_Data records_:
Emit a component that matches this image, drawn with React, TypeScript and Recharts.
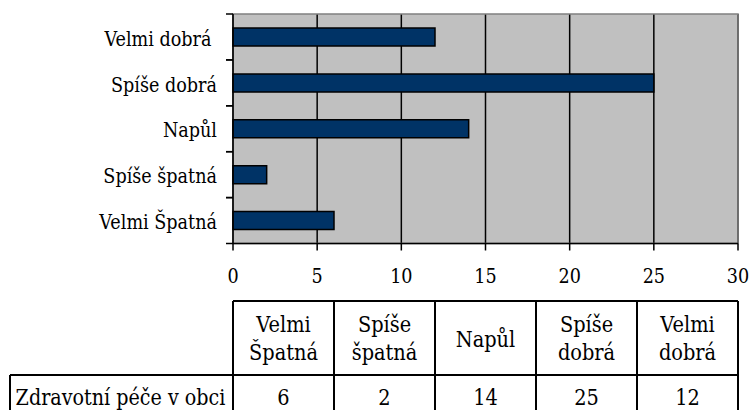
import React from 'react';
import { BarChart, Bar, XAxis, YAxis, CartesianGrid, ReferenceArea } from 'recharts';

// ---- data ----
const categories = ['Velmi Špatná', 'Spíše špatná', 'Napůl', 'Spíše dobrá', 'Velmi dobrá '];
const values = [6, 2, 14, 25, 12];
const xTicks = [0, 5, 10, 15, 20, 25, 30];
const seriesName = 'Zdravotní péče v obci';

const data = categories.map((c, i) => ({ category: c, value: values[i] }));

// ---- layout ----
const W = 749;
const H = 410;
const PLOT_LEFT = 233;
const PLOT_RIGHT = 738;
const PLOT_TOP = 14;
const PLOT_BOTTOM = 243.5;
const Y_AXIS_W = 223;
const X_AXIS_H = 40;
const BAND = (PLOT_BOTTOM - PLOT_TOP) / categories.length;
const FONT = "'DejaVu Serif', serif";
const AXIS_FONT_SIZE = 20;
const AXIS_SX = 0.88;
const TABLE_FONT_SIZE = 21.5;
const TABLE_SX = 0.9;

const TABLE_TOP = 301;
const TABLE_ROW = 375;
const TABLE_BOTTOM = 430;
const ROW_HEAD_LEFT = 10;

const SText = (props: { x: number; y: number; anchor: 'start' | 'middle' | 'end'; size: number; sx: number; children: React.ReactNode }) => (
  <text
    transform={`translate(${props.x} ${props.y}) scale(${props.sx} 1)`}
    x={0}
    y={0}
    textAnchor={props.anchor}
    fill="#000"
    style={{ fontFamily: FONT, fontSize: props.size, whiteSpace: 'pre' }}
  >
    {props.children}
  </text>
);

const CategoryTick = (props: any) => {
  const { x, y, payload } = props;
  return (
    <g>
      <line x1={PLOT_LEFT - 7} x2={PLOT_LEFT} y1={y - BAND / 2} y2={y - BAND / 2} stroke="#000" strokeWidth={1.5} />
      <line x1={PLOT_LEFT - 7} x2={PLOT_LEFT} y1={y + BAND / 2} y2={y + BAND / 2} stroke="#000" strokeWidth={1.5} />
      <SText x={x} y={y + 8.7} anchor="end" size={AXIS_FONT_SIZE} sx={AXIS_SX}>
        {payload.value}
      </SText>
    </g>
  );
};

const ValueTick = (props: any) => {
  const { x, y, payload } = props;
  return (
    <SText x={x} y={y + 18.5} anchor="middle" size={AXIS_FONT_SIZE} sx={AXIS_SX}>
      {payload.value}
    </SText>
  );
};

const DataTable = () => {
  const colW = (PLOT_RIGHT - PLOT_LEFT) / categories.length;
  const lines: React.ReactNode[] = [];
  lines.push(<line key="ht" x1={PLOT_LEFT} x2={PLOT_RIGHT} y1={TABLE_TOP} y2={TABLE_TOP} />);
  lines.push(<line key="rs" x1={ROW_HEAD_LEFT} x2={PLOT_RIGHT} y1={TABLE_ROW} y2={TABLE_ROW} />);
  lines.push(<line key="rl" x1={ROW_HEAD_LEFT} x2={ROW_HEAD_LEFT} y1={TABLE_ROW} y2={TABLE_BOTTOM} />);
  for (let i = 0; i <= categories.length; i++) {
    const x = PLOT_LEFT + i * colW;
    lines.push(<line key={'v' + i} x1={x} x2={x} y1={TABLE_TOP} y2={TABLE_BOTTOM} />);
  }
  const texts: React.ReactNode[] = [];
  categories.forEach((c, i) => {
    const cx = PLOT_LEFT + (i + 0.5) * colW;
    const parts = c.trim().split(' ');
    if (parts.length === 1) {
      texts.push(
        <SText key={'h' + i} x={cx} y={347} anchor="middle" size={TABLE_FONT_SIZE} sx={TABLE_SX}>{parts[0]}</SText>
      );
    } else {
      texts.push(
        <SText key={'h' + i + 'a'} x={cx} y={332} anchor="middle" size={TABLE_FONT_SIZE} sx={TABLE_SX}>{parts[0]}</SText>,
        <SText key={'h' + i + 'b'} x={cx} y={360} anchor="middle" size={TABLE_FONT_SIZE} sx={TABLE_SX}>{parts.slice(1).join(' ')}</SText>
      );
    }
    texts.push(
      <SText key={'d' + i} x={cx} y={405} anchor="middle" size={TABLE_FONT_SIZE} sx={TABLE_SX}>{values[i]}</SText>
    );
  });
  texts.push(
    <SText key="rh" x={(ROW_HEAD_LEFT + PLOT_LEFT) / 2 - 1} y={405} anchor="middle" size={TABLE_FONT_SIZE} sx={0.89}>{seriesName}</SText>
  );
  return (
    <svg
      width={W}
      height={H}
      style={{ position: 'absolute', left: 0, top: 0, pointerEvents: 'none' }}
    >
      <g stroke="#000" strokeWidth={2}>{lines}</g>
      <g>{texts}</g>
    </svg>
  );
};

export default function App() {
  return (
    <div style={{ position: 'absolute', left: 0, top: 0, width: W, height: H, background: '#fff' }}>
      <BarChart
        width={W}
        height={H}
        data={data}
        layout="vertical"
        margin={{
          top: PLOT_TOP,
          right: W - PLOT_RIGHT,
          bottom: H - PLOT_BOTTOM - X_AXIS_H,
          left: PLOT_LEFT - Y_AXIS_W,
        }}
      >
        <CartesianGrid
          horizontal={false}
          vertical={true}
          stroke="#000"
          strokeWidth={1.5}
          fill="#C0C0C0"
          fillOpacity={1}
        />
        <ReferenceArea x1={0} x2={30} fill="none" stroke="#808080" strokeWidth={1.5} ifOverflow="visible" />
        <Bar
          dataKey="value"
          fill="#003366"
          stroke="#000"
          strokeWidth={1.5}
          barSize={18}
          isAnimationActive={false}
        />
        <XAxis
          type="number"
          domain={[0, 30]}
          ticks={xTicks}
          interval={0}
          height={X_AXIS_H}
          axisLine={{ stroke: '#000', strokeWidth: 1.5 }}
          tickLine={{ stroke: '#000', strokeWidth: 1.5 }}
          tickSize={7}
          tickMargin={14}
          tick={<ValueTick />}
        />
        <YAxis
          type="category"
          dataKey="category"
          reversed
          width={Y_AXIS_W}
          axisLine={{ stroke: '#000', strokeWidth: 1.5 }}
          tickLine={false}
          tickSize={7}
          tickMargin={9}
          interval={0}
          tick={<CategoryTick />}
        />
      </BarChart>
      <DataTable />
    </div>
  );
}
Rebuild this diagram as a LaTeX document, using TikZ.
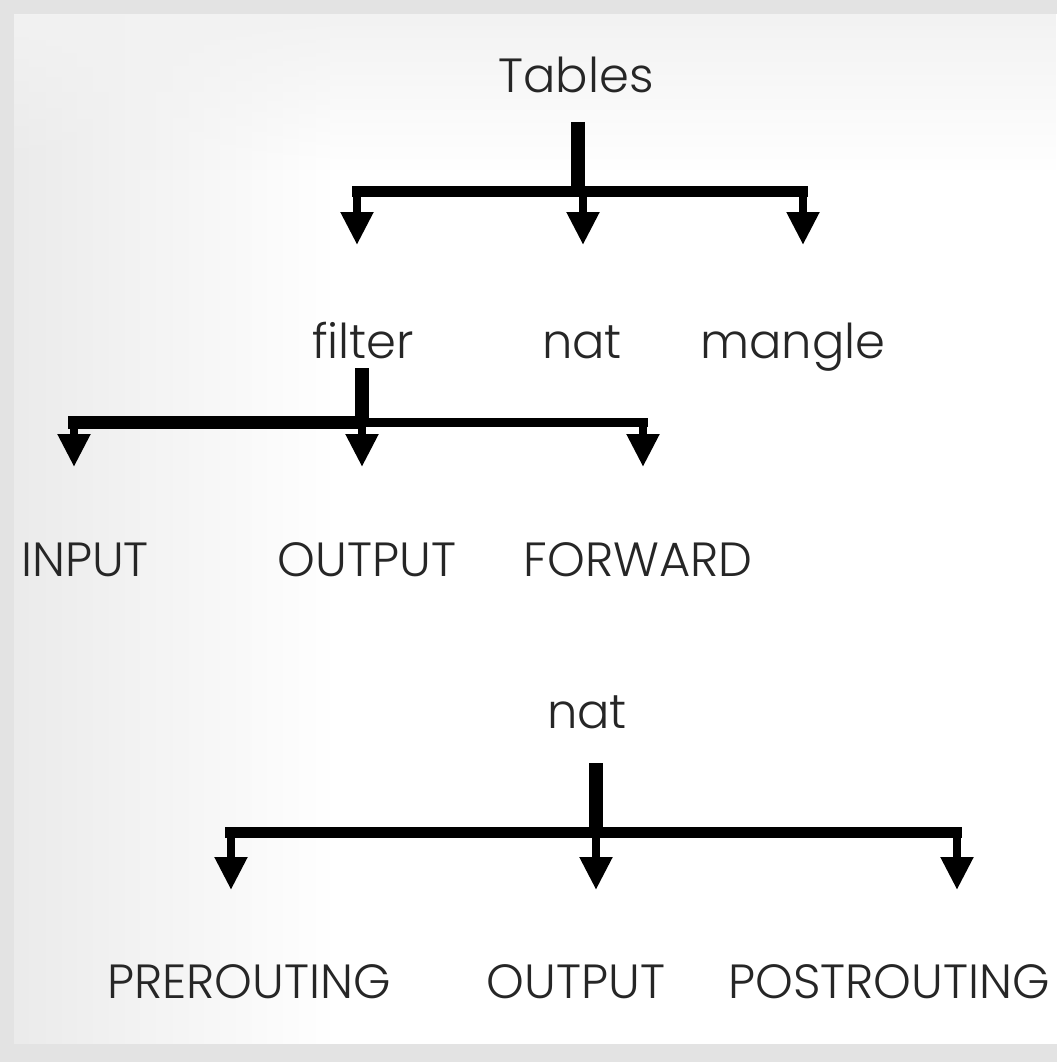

_Written instruction_: Copy each line above precisely, dropping the pictures.

_Finished exercise_:
Emit a component that matches this image, drawn with React, TypeScript and Recharts.
import React from 'react';
import { BarChart, Bar, XAxis, YAxis, CartesianGrid, ReferenceArea } from 'recharts';

// ---- data ----
const categories = ['Velmi Špatná', 'Spíše špatná', 'Napůl', 'Spíše dobrá', 'Velmi dobrá '];
const values = [6, 2, 14, 25, 12];
const xTicks = [0, 5, 10, 15, 20, 25, 30];
const seriesName = 'Zdravotní péče v obci';

const data = categories.map((c, i) => ({ category: c, value: values[i] }));

// ---- layout ----
const W = 749;
const H = 410;
const PLOT_LEFT = 233;
const PLOT_RIGHT = 738;
const PLOT_TOP = 14;
const PLOT_BOTTOM = 243.5;
const Y_AXIS_W = 223;
const X_AXIS_H = 40;
const BAND = (PLOT_BOTTOM - PLOT_TOP) / categories.length;
const FONT = "'DejaVu Serif', serif";
const AXIS_FONT_SIZE = 20;
const AXIS_SX = 0.88;
const TABLE_FONT_SIZE = 21.5;
const TABLE_SX = 0.9;

const TABLE_TOP = 301;
const TABLE_ROW = 375;
const TABLE_BOTTOM = 430;
const ROW_HEAD_LEFT = 10;

const SText = (props: { x: number; y: number; anchor: 'start' | 'middle' | 'end'; size: number; sx: number; children: React.ReactNode }) => (
  <text
    transform={`translate(${props.x} ${props.y}) scale(${props.sx} 1)`}
    x={0}
    y={0}
    textAnchor={props.anchor}
    fill="#000"
    style={{ fontFamily: FONT, fontSize: props.size, whiteSpace: 'pre' }}
  >
    {props.children}
  </text>
);

const CategoryTick = (props: any) => {
  const { x, y, payload } = props;
  return (
    <g>
      <line x1={PLOT_LEFT - 7} x2={PLOT_LEFT} y1={y - BAND / 2} y2={y - BAND / 2} stroke="#000" strokeWidth={1.5} />
      <line x1={PLOT_LEFT - 7} x2={PLOT_LEFT} y1={y + BAND / 2} y2={y + BAND / 2} stroke="#000" strokeWidth={1.5} />
      <SText x={x} y={y + 8.7} anchor="end" size={AXIS_FONT_SIZE} sx={AXIS_SX}>
        {payload.value}
      </SText>
    </g>
  );
};

const ValueTick = (props: any) => {
  const { x, y, payload } = props;
  return (
    <SText x={x} y={y + 18.5} anchor="middle" size={AXIS_FONT_SIZE} sx={AXIS_SX}>
      {payload.value}
    </SText>
  );
};

const DataTable = () => {
  const colW = (PLOT_RIGHT - PLOT_LEFT) / categories.length;
  const lines: React.ReactNode[] = [];
  lines.push(<line key="ht" x1={PLOT_LEFT} x2={PLOT_RIGHT} y1={TABLE_TOP} y2={TABLE_TOP} />);
  lines.push(<line key="rs" x1={ROW_HEAD_LEFT} x2={PLOT_RIGHT} y1={TABLE_ROW} y2={TABLE_ROW} />);
  lines.push(<line key="rl" x1={ROW_HEAD_LEFT} x2={ROW_HEAD_LEFT} y1={TABLE_ROW} y2={TABLE_BOTTOM} />);
  for (let i = 0; i <= categories.length; i++) {
    const x = PLOT_LEFT + i * colW;
    lines.push(<line key={'v' + i} x1={x} x2={x} y1={TABLE_TOP} y2={TABLE_BOTTOM} />);
  }
  const texts: React.ReactNode[] = [];
  categories.forEach((c, i) => {
    const cx = PLOT_LEFT + (i + 0.5) * colW;
    const parts = c.trim().split(' ');
    if (parts.length === 1) {
      texts.push(
        <SText key={'h' + i} x={cx} y={347} anchor="middle" size={TABLE_FONT_SIZE} sx={TABLE_SX}>{parts[0]}</SText>
      );
    } else {
      texts.push(
        <SText key={'h' + i + 'a'} x={cx} y={332} anchor="middle" size={TABLE_FONT_SIZE} sx={TABLE_SX}>{parts[0]}</SText>,
        <SText key={'h' + i + 'b'} x={cx} y={360} anchor="middle" size={TABLE_FONT_SIZE} sx={TABLE_SX}>{parts.slice(1).join(' ')}</SText>
      );
    }
    texts.push(
      <SText key={'d' + i} x={cx} y={405} anchor="middle" size={TABLE_FONT_SIZE} sx={TABLE_SX}>{values[i]}</SText>
    );
  });
  texts.push(
    <SText key="rh" x={(ROW_HEAD_LEFT + PLOT_LEFT) / 2 - 1} y={405} anchor="middle" size={TABLE_FONT_SIZE} sx={0.89}>{seriesName}</SText>
  );
  return (
    <svg
      width={W}
      height={H}
      style={{ position: 'absolute', left: 0, top: 0, pointerEvents: 'none' }}
    >
      <g stroke="#000" strokeWidth={2}>{lines}</g>
      <g>{texts}</g>
    </svg>
  );
};

export default function App() {
  return (
    <div style={{ position: 'absolute', left: 0, top: 0, width: W, height: H, background: '#fff' }}>
      <BarChart
        width={W}
        height={H}
        data={data}
        layout="vertical"
        margin={{
          top: PLOT_TOP,
          right: W - PLOT_RIGHT,
          bottom: H - PLOT_BOTTOM - X_AXIS_H,
          left: PLOT_LEFT - Y_AXIS_W,
        }}
      >
        <CartesianGrid
          horizontal={false}
          vertical={true}
          stroke="#000"
          strokeWidth={1.5}
          fill="#C0C0C0"
          fillOpacity={1}
        />
        <ReferenceArea x1={0} x2={30} fill="none" stroke="#808080" strokeWidth={1.5} ifOverflow="visible" />
        <Bar
          dataKey="value"
          fill="#003366"
          stroke="#000"
          strokeWidth={1.5}
          barSize={18}
          isAnimationActive={false}
        />
        <XAxis
          type="number"
          domain={[0, 30]}
          ticks={xTicks}
          interval={0}
          height={X_AXIS_H}
          axisLine={{ stroke: '#000', strokeWidth: 1.5 }}
          tickLine={{ stroke: '#000', strokeWidth: 1.5 }}
          tickSize={7}
          tickMargin={14}
          tick={<ValueTick />}
        />
        <YAxis
          type="category"
          dataKey="category"
          reversed
          width={Y_AXIS_W}
          axisLine={{ stroke: '#000', strokeWidth: 1.5 }}
          tickLine={false}
          tickSize={7}
          tickMargin={9}
          interval={0}
          tick={<CategoryTick />}
        />
      </BarChart>
      <DataTable />
    </div>
  );
}
Rebuild this diagram as a LaTeX document, using TikZ.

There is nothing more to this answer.